» WHAT THE EXERCISE ASKS
Each line below must be set down exactly; omit any image you find.

Start of RAW DATA

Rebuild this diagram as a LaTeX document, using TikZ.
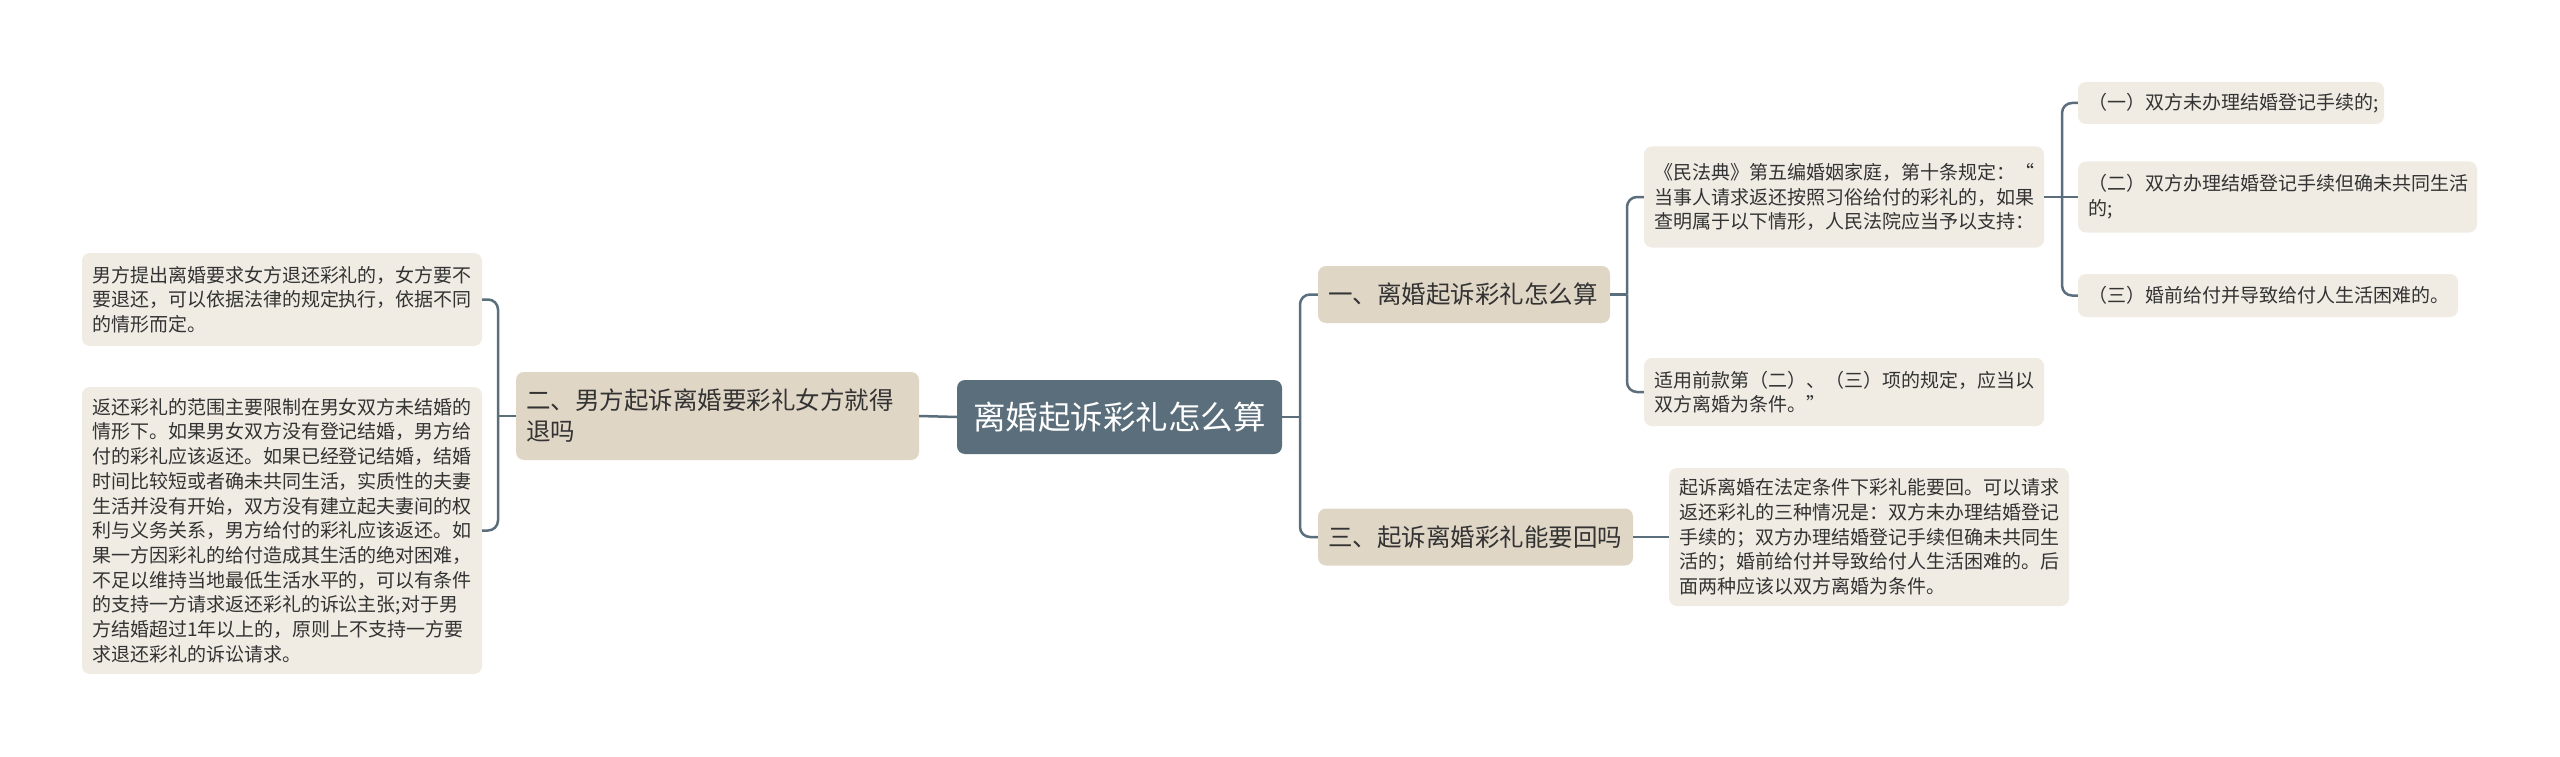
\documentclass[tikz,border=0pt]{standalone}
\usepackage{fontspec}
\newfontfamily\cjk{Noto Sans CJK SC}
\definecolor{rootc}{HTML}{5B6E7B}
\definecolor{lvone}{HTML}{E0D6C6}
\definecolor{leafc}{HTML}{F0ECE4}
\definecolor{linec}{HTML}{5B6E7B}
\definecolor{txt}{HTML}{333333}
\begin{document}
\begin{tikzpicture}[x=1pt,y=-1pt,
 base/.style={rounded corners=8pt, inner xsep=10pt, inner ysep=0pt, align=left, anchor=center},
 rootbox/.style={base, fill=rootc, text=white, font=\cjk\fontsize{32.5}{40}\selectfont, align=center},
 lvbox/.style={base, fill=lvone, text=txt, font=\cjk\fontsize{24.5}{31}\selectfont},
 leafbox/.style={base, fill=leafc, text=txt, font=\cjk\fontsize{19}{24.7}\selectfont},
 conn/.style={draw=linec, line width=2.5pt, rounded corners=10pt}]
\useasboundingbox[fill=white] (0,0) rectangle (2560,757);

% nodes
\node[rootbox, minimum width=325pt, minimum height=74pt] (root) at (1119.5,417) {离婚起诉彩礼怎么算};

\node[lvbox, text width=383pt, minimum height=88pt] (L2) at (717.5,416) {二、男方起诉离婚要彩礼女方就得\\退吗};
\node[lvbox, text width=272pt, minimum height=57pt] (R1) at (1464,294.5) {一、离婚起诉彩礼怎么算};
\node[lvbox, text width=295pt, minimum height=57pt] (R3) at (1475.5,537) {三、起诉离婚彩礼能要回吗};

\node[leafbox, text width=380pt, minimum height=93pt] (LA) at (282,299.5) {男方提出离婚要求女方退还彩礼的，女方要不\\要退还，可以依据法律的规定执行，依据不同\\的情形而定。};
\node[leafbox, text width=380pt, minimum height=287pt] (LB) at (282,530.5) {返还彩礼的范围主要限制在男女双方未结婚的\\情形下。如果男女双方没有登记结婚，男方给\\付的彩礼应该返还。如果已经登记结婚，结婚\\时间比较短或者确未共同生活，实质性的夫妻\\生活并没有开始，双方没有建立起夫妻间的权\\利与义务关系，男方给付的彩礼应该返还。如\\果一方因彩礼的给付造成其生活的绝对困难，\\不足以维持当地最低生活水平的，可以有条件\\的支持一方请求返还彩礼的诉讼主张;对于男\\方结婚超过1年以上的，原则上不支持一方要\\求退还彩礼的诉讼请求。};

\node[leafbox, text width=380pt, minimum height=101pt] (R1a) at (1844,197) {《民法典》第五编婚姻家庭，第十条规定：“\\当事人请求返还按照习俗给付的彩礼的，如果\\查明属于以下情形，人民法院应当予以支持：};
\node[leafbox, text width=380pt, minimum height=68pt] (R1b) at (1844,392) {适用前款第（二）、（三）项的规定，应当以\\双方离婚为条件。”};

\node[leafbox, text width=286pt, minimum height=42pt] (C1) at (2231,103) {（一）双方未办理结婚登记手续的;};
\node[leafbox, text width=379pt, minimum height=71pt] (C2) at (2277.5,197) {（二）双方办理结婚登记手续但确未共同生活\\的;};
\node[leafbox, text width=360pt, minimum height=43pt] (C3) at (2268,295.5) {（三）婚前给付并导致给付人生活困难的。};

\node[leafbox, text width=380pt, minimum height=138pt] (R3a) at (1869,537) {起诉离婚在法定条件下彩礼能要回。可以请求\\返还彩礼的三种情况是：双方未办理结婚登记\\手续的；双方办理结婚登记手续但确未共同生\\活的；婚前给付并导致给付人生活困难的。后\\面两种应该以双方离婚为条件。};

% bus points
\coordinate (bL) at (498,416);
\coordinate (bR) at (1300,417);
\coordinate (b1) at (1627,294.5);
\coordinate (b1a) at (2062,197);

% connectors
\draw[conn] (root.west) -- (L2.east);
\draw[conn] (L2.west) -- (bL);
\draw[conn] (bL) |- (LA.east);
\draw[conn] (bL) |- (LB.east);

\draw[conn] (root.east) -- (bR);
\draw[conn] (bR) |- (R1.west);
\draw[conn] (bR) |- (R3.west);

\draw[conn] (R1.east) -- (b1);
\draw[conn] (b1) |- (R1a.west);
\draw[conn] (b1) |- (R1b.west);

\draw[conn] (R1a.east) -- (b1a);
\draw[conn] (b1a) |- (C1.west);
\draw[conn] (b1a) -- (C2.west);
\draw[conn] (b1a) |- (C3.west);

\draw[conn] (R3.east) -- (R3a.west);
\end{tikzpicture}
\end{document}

End of RAW DATA

» RESULT FOR THIS TASK
Rebuild this diagram as a LaTeX document, using TikZ.
\documentclass[tikz,border=0pt]{standalone}
\usepackage{fontspec}
\newfontfamily\cjk{Noto Sans CJK SC}
\definecolor{rootc}{HTML}{5B6E7B}
\definecolor{lvone}{HTML}{E0D6C6}
\definecolor{leafc}{HTML}{F0ECE4}
\definecolor{linec}{HTML}{5B6E7B}
\definecolor{txt}{HTML}{333333}
\begin{document}
\begin{tikzpicture}[x=1pt,y=-1pt,
 base/.style={rounded corners=8pt, inner xsep=10pt, inner ysep=0pt, align=left, anchor=center},
 rootbox/.style={base, fill=rootc, text=white, font=\cjk\fontsize{32.5}{40}\selectfont, align=center},
 lvbox/.style={base, fill=lvone, text=txt, font=\cjk\fontsize{24.5}{31}\selectfont},
 leafbox/.style={base, fill=leafc, text=txt, font=\cjk\fontsize{19}{24.7}\selectfont},
 conn/.style={draw=linec, line width=2.5pt, rounded corners=10pt}]
\useasboundingbox[fill=white] (0,0) rectangle (2560,757);

% nodes
\node[rootbox, minimum width=325pt, minimum height=74pt] (root) at (1119.5,417) {离婚起诉彩礼怎么算};

\node[lvbox, text width=383pt, minimum height=88pt] (L2) at (717.5,416) {二、男方起诉离婚要彩礼女方就得\\退吗};
\node[lvbox, text width=272pt, minimum height=57pt] (R1) at (1464,294.5) {一、离婚起诉彩礼怎么算};
\node[lvbox, text width=295pt, minimum height=57pt] (R3) at (1475.5,537) {三、起诉离婚彩礼能要回吗};

\node[leafbox, text width=380pt, minimum height=93pt] (LA) at (282,299.5) {男方提出离婚要求女方退还彩礼的，女方要不\\要退还，可以依据法律的规定执行，依据不同\\的情形而定。};
\node[leafbox, text width=380pt, minimum height=287pt] (LB) at (282,530.5) {返还彩礼的范围主要限制在男女双方未结婚的\\情形下。如果男女双方没有登记结婚，男方给\\付的彩礼应该返还。如果已经登记结婚，结婚\\时间比较短或者确未共同生活，实质性的夫妻\\生活并没有开始，双方没有建立起夫妻间的权\\利与义务关系，男方给付的彩礼应该返还。如\\果一方因彩礼的给付造成其生活的绝对困难，\\不足以维持当地最低生活水平的，可以有条件\\的支持一方请求返还彩礼的诉讼主张;对于男\\方结婚超过1年以上的，原则上不支持一方要\\求退还彩礼的诉讼请求。};

\node[leafbox, text width=380pt, minimum height=101pt] (R1a) at (1844,197) {《民法典》第五编婚姻家庭，第十条规定：“\\当事人请求返还按照习俗给付的彩礼的，如果\\查明属于以下情形，人民法院应当予以支持：};
\node[leafbox, text width=380pt, minimum height=68pt] (R1b) at (1844,392) {适用前款第（二）、（三）项的规定，应当以\\双方离婚为条件。”};

\node[leafbox, text width=286pt, minimum height=42pt] (C1) at (2231,103) {（一）双方未办理结婚登记手续的;};
\node[leafbox, text width=379pt, minimum height=71pt] (C2) at (2277.5,197) {（二）双方办理结婚登记手续但确未共同生活\\的;};
\node[leafbox, text width=360pt, minimum height=43pt] (C3) at (2268,295.5) {（三）婚前给付并导致给付人生活困难的。};

\node[leafbox, text width=380pt, minimum height=138pt] (R3a) at (1869,537) {起诉离婚在法定条件下彩礼能要回。可以请求\\返还彩礼的三种情况是：双方未办理结婚登记\\手续的；双方办理结婚登记手续但确未共同生\\活的；婚前给付并导致给付人生活困难的。后\\面两种应该以双方离婚为条件。};

% bus points
\coordinate (bL) at (498,416);
\coordinate (bR) at (1300,417);
\coordinate (b1) at (1627,294.5);
\coordinate (b1a) at (2062,197);

% connectors
\draw[conn] (root.west) -- (L2.east);
\draw[conn] (L2.west) -- (bL);
\draw[conn] (bL) |- (LA.east);
\draw[conn] (bL) |- (LB.east);

\draw[conn] (root.east) -- (bR);
\draw[conn] (bR) |- (R1.west);
\draw[conn] (bR) |- (R3.west);

\draw[conn] (R1.east) -- (b1);
\draw[conn] (b1) |- (R1a.west);
\draw[conn] (b1) |- (R1b.west);

\draw[conn] (R1a.east) -- (b1a);
\draw[conn] (b1a) |- (C1.west);
\draw[conn] (b1a) -- (C2.west);
\draw[conn] (b1a) |- (C3.west);

\draw[conn] (R3.east) -- (R3a.west);
\end{tikzpicture}
\end{document}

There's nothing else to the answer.